Last edited Sat Feb 11, 2017, 11:33 PM - Edit history (1)

I ran across a book in my local progressive, family owned bookstore..'.Slavery by Another Name: The re-enslavement of Black Americans from the Civil War to World War II, author Douglas A. Blackmon'. Just the introduction was a crystal clear picture of the corporate culture that helped build this country into the 20th century manufacturing giant it once was. It took place in Alabama and the racist mentality of AG jeff sessions immediately came to mind. I'll give you an except from the introduction and it's rather long:

"On March 30, 1908, Green Cottenham was arrested by the sheriff of Shelby County, Alabama, and charged with "vagrancy"
Cottenham had committed no true crime. Vagrancy, the offense of a person not being able to prove at a given moment that he or she is employed, was a new and flimsy concoction dredged up from legal obscurity at the end of the 19th century by the state legislatures of Alabama and other southern states. It was capriciously enforced by local sheriffs and constables, adjudicated by mayors and notaries public, recorded haphazardly or not at all in court records, and, most tellingly in a time of massive unemployment among all southern men, was reserved almost exclusively for black men. Cottenham's offense was blackness.
After three days behind bars, twenty-two year old Cottenham was found guilty in a swift appearance before the county judge and immediately sentenced to a thirty-day term of hard labor. Unable to pay the array of fees assessed on every prisoner--fees to the sheriff, the deputy, the court clerk, the witnesses--Cottenhams sentence was extended to nearly a year at hard labor.
The next day, Cottenham, the youngest of nine children born to former slaves in an adjoining county, was sold. Under a standing arrangement between the county and a vast subsidiary of the industrial titan of the North--U.S. Steel Corporation--the sheriff turned the young man over to the company for the duration of his sentence. In return, the subsidiary, Tennessee Coal, Iron & Railroad Company, gave the county $12 a month to pay off Cottenham's fine and fee. What the companies managers did with Cottenham, and thousands of other black men they purchased from sheriffs across Alabama was entirely up to them.

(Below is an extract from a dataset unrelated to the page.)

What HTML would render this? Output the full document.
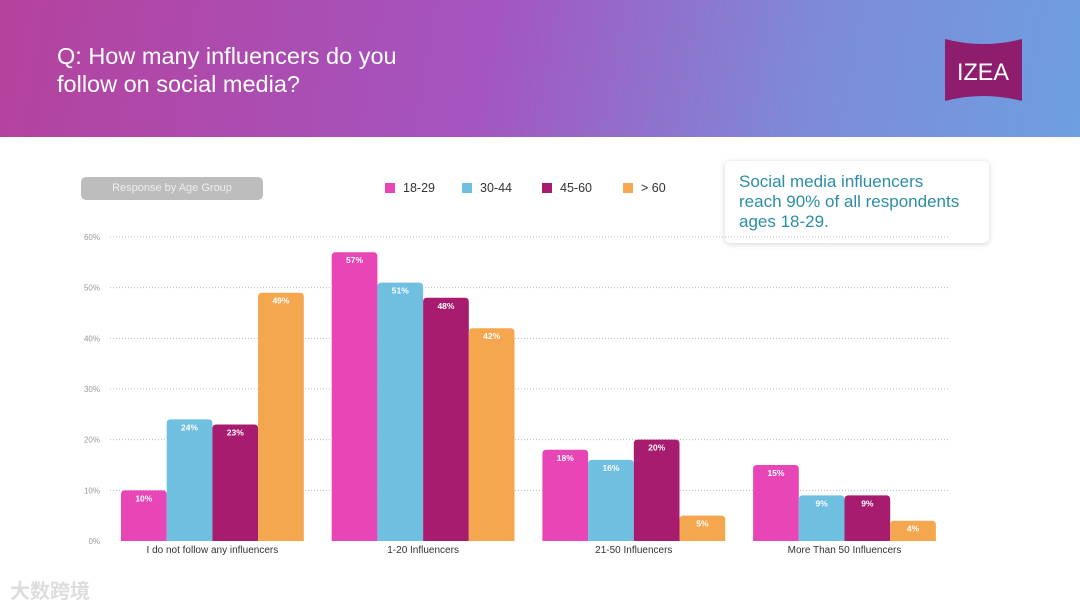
<!DOCTYPE html>
<html><head><meta charset="utf-8"><style>
body{margin:0;width:1080px;height:608px;overflow:hidden;background:#fff;font-family:"Liberation Sans","Noto Sans CJK SC",sans-serif;position:relative}
.hdr{position:absolute;left:0;top:0;width:1080px;height:137px;background:linear-gradient(100deg,#b4429d 0%,#a455c0 45%,#7d8bd8 75%,#6e9fe0 100%)}
.title{position:absolute;left:57px;top:42px;color:#fff;font-size:23.5px;line-height:28px}
.logo{position:absolute;left:945px;top:37px;width:77px;height:66px}
.callout{position:absolute;left:725px;top:161px;width:264px;height:82px;background:#fff;border-radius:5px;box-shadow:0 1px 6px rgba(0,0,0,.18)}
.callout div{position:absolute;left:14px;top:11px;color:#2b8ea6;font-size:17px;line-height:20px}
.pill{position:absolute;left:81px;top:177px;width:182px;height:23px;border-radius:5px;background:#bdbdbd;color:#eee;font-size:11px;line-height:23px;text-align:center}
.wm{position:absolute;left:10px;top:575px;font-size:20px;color:#ddd;font-weight:bold}
</style></head><body>
<div class="hdr"></div>
<div class="title">Q: How many influencers do you<br>follow on social media?</div>
<svg class="logo" viewBox="0 0 77 66"><path d="M0 2 Q38 12 77 2 L77 64 Q38 54 0 64Z" fill="#8e1e6d"/><text x="38" y="43" fill="#fff" font-size="24" text-anchor="middle" font-family="Liberation Sans" textLength="52" lengthAdjust="spacingAndGlyphs">IZEA</text></svg>
<div class="callout"><div>Social media influencers<br>reach 90% of all respondents<br>ages 18-29.</div></div>
<div class="pill">Response by Age Group</div>
<div class="wm">大数跨境</div>
<svg id="c" width="1080" height="608" style="position:absolute;left:0;top:0"></svg>
<script>
const categories=["I do not follow any influencers","1-20 Influencers","21-50 Influencers","More Than 50 Influencers"];
const seriesNames=["18-29","30-44","45-60","> 60"];
const s1829=[10,57,18,15];
const s3044=[24,51,16,9];
const s4560=[23,48,20,9];
const s60=[49,42,5,4];
const ticks=[0,10,20,30,40,50,60];
const series=[s1829,s3044,s4560,s60];
const colors=["#e845b6","#6ebfe0","#a81c6f","#f5a750"];
const svg=document.getElementById('c');const NS="http://www.w3.org/2000/svg";
function el(t,a,txt){const e=document.createElementNS(NS,t);for(const k in a)e.setAttribute(k,a[k]);if(txt!=null)e.textContent=txt;svg.appendChild(e);return e;}
const x0=110,x1=948,y0=541,yTop=237;
const y=v=>y0-(v/60)*(y0-yTop);
const g0=121,band=210.7,bw=45.7;
ticks.forEach(t=>{
 if(t>0){const g=el('line',{x1:x0,x2:x1,y1:y(t),y2:y(t),stroke:'#bbb','stroke-dasharray':'1 2','stroke-width':1});
 }
 const l=el('text',{x:100,y:y(t)+3,'font-size':8,fill:'#999','text-anchor':'end'},t+'%');
 
});
categories.forEach((c,i)=>{
 const gx=g0+i*band;
 series.forEach((s,j)=>{
  const bx=gx+j*bw,by=y(s[i]);
  const p=el('path',{d:`M${bx} ${y0}V${by+4}Q${bx} ${by} ${bx+4} ${by}H${bx+bw-4}Q${bx+bw} ${by} ${bx+bw} ${by+4}V${y0}Z`,fill:colors[j]});
  
  
  const v=el('text',{x:bx+bw/2,y:by+11,'font-size':8.5,'font-weight':'bold',fill:'#fff','text-anchor':'middle'},s[i]+'%');
  
 });
 const cl=el('text',{x:gx+2*bw,y:553,'font-size':10,fill:'#333','text-anchor':'middle'},c);
 
});
const lx=[385,462,542,623];
seriesNames.forEach((n,j)=>{
 const r=el('rect',{x:lx[j],y:183,width:10,height:10,fill:colors[j]});
 
 const t=el('text',{x:lx[j]+18,y:192,'font-size':12.5,fill:'#333'},n);
 
});
</script>
</body></html>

A few hours later, the company plunged Cottenham into the darkness of a mine called Slope No,12--one shaft in a vast subterranean labyrinth on the edge of Birmingham know as Pratt Mines. There, he was chained inside a long wooden barrack at night and required to spend every waking hour digging and loading coal. His required daily "task" was to remove eight tons of coal from the mine. Cottenham was subject to the whip for failure to dig the requisite amount, at risk of physical torture for disobedience, and vulnerable to the sexual predations of other miners--many of whom already had passed years and decades in their own chthonian confinement. The lightless catacombs of black rock, packed with hundreds of desperate men slick with sweat and coated in pulverized coal, must have exceeded any vision of hell a boy born in the countryside of ALABAMA(caps mine)---even a child of slaves--could have ever imagined.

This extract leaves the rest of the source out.